◆ EXERCISE PROMPT
Leave out the pictures, and retype only the lines from the beginning of the material through the line that contains "FRAME_H = 306", including both.

━━ GIVEN MATERIAL ━━

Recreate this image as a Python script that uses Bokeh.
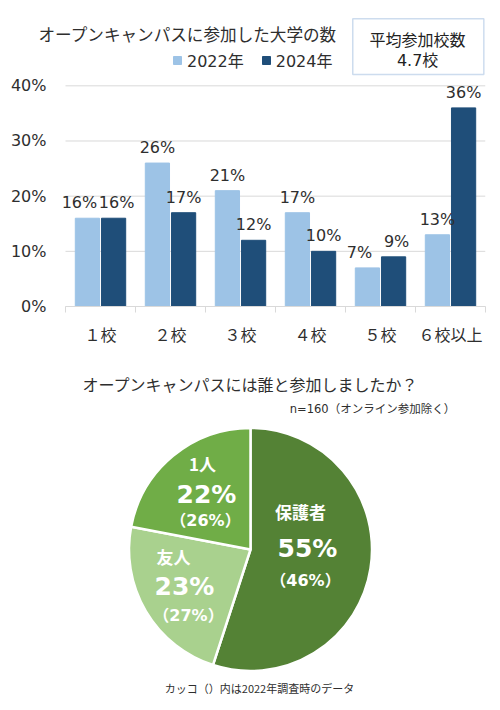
import numpy as np
from bokeh.plotting import figure
from bokeh.layouts import column
from bokeh.models import (Range1d, FixedTicker, Label, BoxAnnotation, ColumnDataSource,
                          PrintfTickFormatter)
from bokeh.core.properties import value
from bokeh.embed import file_html
from bokeh.resources import INLINE

# ---------------- data ----------------
categories = ["１校", "２校", "３校", "４校", "５校", "６校以上"]
share_2022 = [16, 26, 21, 17, 7, 13]
share_2024 = [16, 17, 12, 10, 9, 36]
series_names = ["2022年", "2024年"]
y_ticks = [0, 10, 20, 30, 40]
avg_schools = 4.7

pie_labels = ["保護者", "友人", "1人"]
pie_2024 = [55, 23, 22]
pie_2022 = [46, 27, 26]
sample_n = 160

# ---------------- styles ----------------
JP = "Noto Sans CJK JP"
NUM = "DejaVu Sans, 'Noto Sans CJK JP'"
TXT = "#2E2E2E"
C22, C24 = "#9DC3E6", "#1F4E79"
PIE_COLORS = ["#548235", "#A9D18E", "#70AD47"]
GRID = "#D9D9D9"

W = 492
BAR_H = 368
PIE_H = 334
LEFT, RIGHT = 30, 7          # frame borders (px)
PLOT_LEFT = 65               # where the bar area starts (px)
PX_PER_CAT = 70
PX_PER_PCT = 5.517
FRAME_H = 306

# ---------------- bar chart ----------------
n = len(categories)
x0 = -(PLOT_LEFT - LEFT) / PX_PER_CAT
p = figure(width=W, height=BAR_H, output_backend="svg", toolbar_location=None,
           x_range=Range1d(x0, n), y_range=Range1d(0, FRAME_H / PX_PER_PCT),
           min_border_left=LEFT, min_border_right=RIGHT, min_border_top=0,
           min_border_bottom=BAR_H - FRAME_H)
p.outline_line_color = None

# horizontal gridlines over the bar area only
p.segment(x0=0, x1=n, y0=y_ticks, y1=y_ticks, line_color=GRID, line_width=1, level="underlay")

centers = np.arange(n) + 0.5
off = 0.187
bw = 0.346

close = [abs(a - b) < 3 for a, b in zip(share_2022, share_2024)]
src = ColumnDataSource(dict(
    x22=centers - off, x24=centers + off,
    v22=share_2022, v24=share_2024,
    t22=[f"{v}%" for v in share_2022], t24=[f"{v}%" for v in share_2024],
    dx22=[-8 if c else 0 for c in close], dx24=[3 if c else 0 for c in close],
))

p.vbar(x="x22", top="v22", width=bw, source=src, color=C22, legend_label=series_names[0])
p.vbar(x="x24", top="v24", width=bw, source=src, color=C24, legend_label=series_names[1])

for xs, ts, ys, dx in (("x22", "t22", "v22", "dx22"), ("x24", "t24", "v24", "dx24")):
    p.text(x=xs, y=ys, text=ts, source=src, x_offset=dx, y_offset=-6,
           text_align="center", text_baseline="bottom", text_font=value(NUM),
           text_font_size="16px", text_color=TXT)

# axes
p.yaxis.ticker = FixedTicker(ticks=y_ticks)
p.yaxis.formatter = PrintfTickFormatter(format="%d%%")
p.yaxis.axis_line_color = None
p.yaxis.major_tick_line_color = None
p.yaxis.minor_tick_line_color = None
p.yaxis.major_tick_out = 0
p.yaxis.major_label_standoff = LEFT - (PLOT_LEFT - 19)
p.yaxis.major_label_text_font = NUM
p.yaxis.major_label_text_font_size = "16px"
p.yaxis.major_label_text_color = TXT

p.xaxis.bounds = (0, n)
p.xaxis.ticker = FixedTicker(ticks=list(centers), minor_ticks=list(range(n + 1)))
p.xaxis.major_label_overrides = {float(c): lab for c, lab in zip(centers, categories)}
p.xaxis.axis_line_color = GRID
p.xaxis.major_tick_line_color = None
p.xaxis.major_tick_out = 0
p.xaxis.minor_tick_line_color = GRID
p.xaxis.minor_tick_out = 6
p.xaxis.minor_tick_in = 0
p.xaxis.major_label_standoff = 9
p.xaxis.major_label_text_font = JP
p.xaxis.major_label_text_font_size = "16px"
p.xaxis.major_label_text_color = TXT

p.grid.grid_line_color = None

# legend
lg = p.legend[0]
lg.orientation = "horizontal"
lg.location = (172 - LEFT, 234)
lg.padding = 0
lg.margin = 0
lg.spacing = 17
lg.glyph_width = 10
lg.glyph_height = 10
lg.label_standoff = 5
lg.label_text_font = NUM
lg.label_text_font_size = "16px"
lg.label_text_color = TXT
lg.background_fill_alpha = 0
lg.border_line_color = None

# title
p.add_layout(Label(x=38, y=33, x_units="canvas", y_units="canvas",
                   text="オープンキャンパスに参加した大学の数",
                   text_align="left", text_baseline="middle", text_font=JP,
                   text_font_size="16.6px", text_color=TXT))
# average box
p.add_layout(BoxAnnotation(left=4.104, right=5.976, top=52.15, bottom=42.05,
                           fill_alpha=0, line_color="#5B8BC8", line_width=1.5))
p.add_layout(Label(x=5.03, y=48.5, text="平均参加校数", text_align="center",
                   text_baseline="middle", text_font=JP, text_font_size="16px",
                   text_color="#222222"))
p.add_layout(Label(x=5.03, y=44.6, text=f"{avg_schools}校", text_align="center",
                   text_baseline="middle", text_font=NUM, text_font_size="16px",
                   text_color="#222222"))

# ---------------- pie chart ----------------
CX = 250 - LEFT          # pie centre, px from frame left
CY = 549 - BAR_H         # pie centre, px from figure top
frame_w = W - LEFT - RIGHT
q = figure(width=W, height=PIE_H, output_backend="svg", toolbar_location=None,
           x_range=Range1d(-CX, frame_w - CX), y_range=Range1d(-(PIE_H - CY), CY),
           x_axis_location=None, y_axis_location=None,
           min_border_left=LEFT, min_border_right=RIGHT, min_border_top=0, min_border_bottom=0)
q.outline_line_color = None
q.grid.grid_line_color = None

frac = np.array(pie_2024) / sum(pie_2024)
cum = np.concatenate([[0], np.cumsum(frac)])
start = np.pi / 2 - cum[:-1] * 2 * np.pi
end = np.pi / 2 - cum[1:] * 2 * np.pi
psrc = ColumnDataSource(dict(start=start, end=end, color=PIE_COLORS, label=pie_labels))
q.wedge(x=0, y=0, radius=121.5, start_angle="start", end_angle="end", direction="clock",
        fill_color="color", line_color="white", line_width=2.5, source=psrc)

# slice label anchors (px relative to pie centre)
name_xy = [(50, 38), (-77, -7), (-48, 86)]
pct_xy = [(57, 1), (-66, -37), (-44, 55)]
old_xy = [(55, -31), (-62, -66), (-45, 29)]
for i, name in enumerate(pie_labels):
    q.add_layout(Label(x=name_xy[i][0], y=name_xy[i][1], text=name, text_align="center",
                       text_baseline="middle", text_font=JP, text_font_size="17px",
                       text_font_style="bold", text_color="white"))
    q.add_layout(Label(x=pct_xy[i][0], y=pct_xy[i][1], text=f"{pie_2024[i]}%",
                       text_align="center", text_baseline="middle", text_font=NUM,
                       text_font_size="25px", text_font_style="bold", text_color="white"))
    q.add_layout(Label(x=old_xy[i][0], y=old_xy[i][1], text=f"（{pie_2022[i]}%）",
                       text_align="center", text_baseline="middle", text_font=NUM,
                       text_font_size="16px", text_font_style="bold", text_color="white"))

q.add_layout(Label(x=0, y=166, text="オープンキャンパスには誰と参加しましたか？",
                   text_align="center", text_baseline="middle", text_font=JP,
                   text_font_size="16px", text_color=TXT))
q.add_layout(Label(x=122, y=141, text=f"n={sample_n}（オンライン参加除く）",
                   text_align="center", text_baseline="middle", text_font=NUM,
                   text_font_size="11.5px", text_color=TXT))
q.add_layout(Label(x=9, y=-138, text="カッコ（）内は2022年調査時のデータ",
                   text_align="center", text_baseline="middle", text_font=JP,
                   text_font_size="11px", text_color=TXT))

layout = column(p, q, spacing=0)
open("out.html", "w").write(file_html(layout, INLINE))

━━━

◆ REPLY
Recreate this image as a Python script that uses Bokeh.
import numpy as np
from bokeh.plotting import figure
from bokeh.layouts import column
from bokeh.models import (Range1d, FixedTicker, Label, BoxAnnotation, ColumnDataSource,
                          PrintfTickFormatter)
from bokeh.core.properties import value
from bokeh.embed import file_html
from bokeh.resources import INLINE

# ---------------- data ----------------
categories = ["１校", "２校", "３校", "４校", "５校", "６校以上"]
share_2022 = [16, 26, 21, 17, 7, 13]
share_2024 = [16, 17, 12, 10, 9, 36]
series_names = ["2022年", "2024年"]
y_ticks = [0, 10, 20, 30, 40]
avg_schools = 4.7

pie_labels = ["保護者", "友人", "1人"]
pie_2024 = [55, 23, 22]
pie_2022 = [46, 27, 26]
sample_n = 160

# ---------------- styles ----------------
JP = "Noto Sans CJK JP"
NUM = "DejaVu Sans, 'Noto Sans CJK JP'"
TXT = "#2E2E2E"
C22, C24 = "#9DC3E6", "#1F4E79"
PIE_COLORS = ["#548235", "#A9D18E", "#70AD47"]
GRID = "#D9D9D9"

W = 492
BAR_H = 368
PIE_H = 334
LEFT, RIGHT = 30, 7          # frame borders (px)
PLOT_LEFT = 65               # where the bar area starts (px)
PX_PER_CAT = 70
PX_PER_PCT = 5.517
FRAME_H = 306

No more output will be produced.